Anyone watch the 17th episode in the second season of South Park, the TV cartoon? It’s a must-see for any strategist, whether aspiring or experienced. In it, there is a short sequence describing how a group of gnomes is running an underpants business. “Phase 1,” intones the lead gnome, “is collect underpants.” Then, “phase 3 is profit.” When asked about phase 2, silence ensues. I like to think of it as a metaphor for digital strategy.
The dot-com boom and associated proliferation of startups with nonsensical business models and flimsy value propositions may well be what inspired the South Park creative team (the episode aired in April 1998). But what is striking to me, 20 years on, is how in just 35 quick seconds, “collect underpants” displays the all-too-common hallmarks of an inadequate strategy:
- It’s vague.
- It lacks a higher purpose.
- It is not understood by staff.
- It is only descriptive.
- And, not included in the clip but based on recent personal experience of working with clients on their digital strategy, I would add: It has an inordinate focus on technology.
So, how do you build (or refresh, or simply recognize) a good digital strategy? From the likes of Simon Sinek to the academics at the Massachusetts Institute of Technology’s MIT Sloan Management Review, a lot of ink (digital or otherwise) and video content have been dedicated to answering that, and to delivering results. There are even an online quiz and a nifty buzzword generator that will help keep you honest.
To get started, I suggest you simply to take the five issues listed above, and, one by one, turn them on their head.
1. Vagueness? Go for clarity.
Make the strategy precise rather than hazy. To do this, include numbers and dates (at a minimum, use time horizons, such as short, medium and long terms). It will set expectations and mobilize the team behind the plan.

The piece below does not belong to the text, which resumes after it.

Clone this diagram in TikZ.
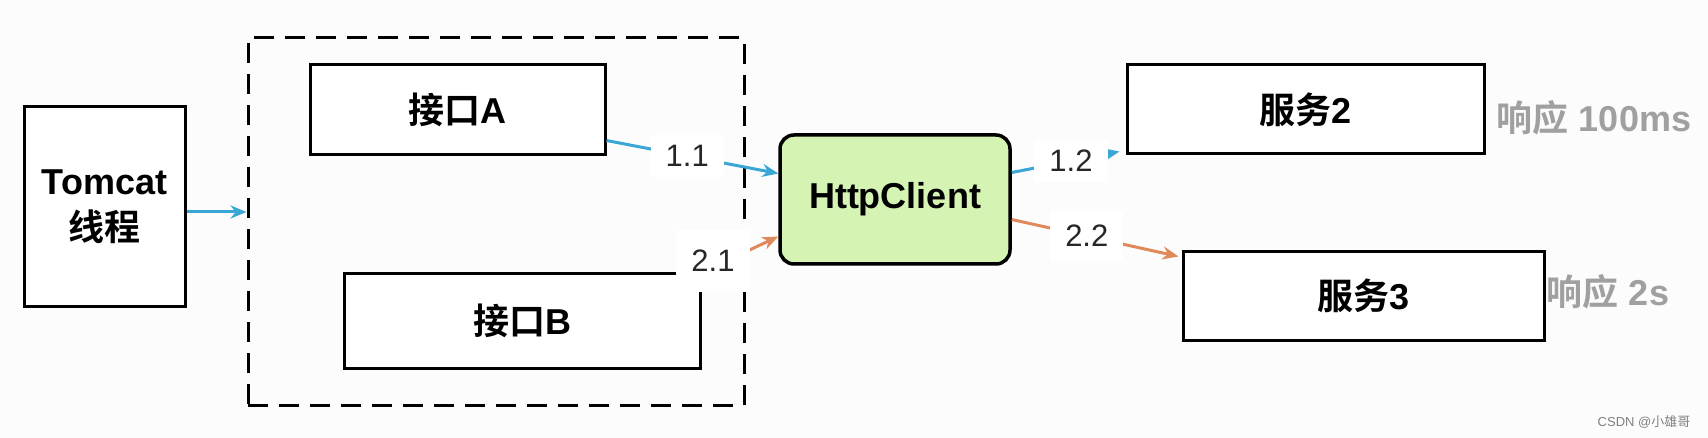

2. Purposeless? Turn up the engagement.
Make sure there is a reason for employees, customers and partners to engage with the business — what Simon Sinek calls the why of an organization. Profit is not a purpose; it’s the consequence of doing a good job. And it certainly does not apply to public sector and third-sector players.
3. Incomprehensible? Sharpen your communication.
The balance to achieve here is simplicity without dumbing down. And it’s hard, as the point of equilibrium will be different for different audiences (investors, customers, staff). Donald Sull gives what I’ve found to be sound advice: Create a small set of strategic priorities, five to six is ideal, and communicate on these.
4. Descriptive? Show the choices.
The strategy should be both descriptive (This is what we do — collect underpants) and directive (This is what we don’t do). Being clear that choices have been made is essential: Even if you deal in underpants, strategy is not a laundry list. Some activities are off-strategy and should not be entertained.
5. Tech-obsessed? Focus on customer outcomes.
All too often, the outcomes of that great digital technology we’ve invested in are forgotten, in terms of benefits to users and customers. Put yourself in the shoes of the customer and check that the strategy makes a difference to them.
Covering these five issues does not guarantee an outstandingly successful digital strategy, but it undoubtedly increases the odds. Meanwhile, I’ll continue to use the “Collect underpants” clip regularly when I train or present on strategy. It’s served me well in the past 10 years, drawing a smile and chuckles from my audience, and I’ll bet it will remain relevant for at least the next 10.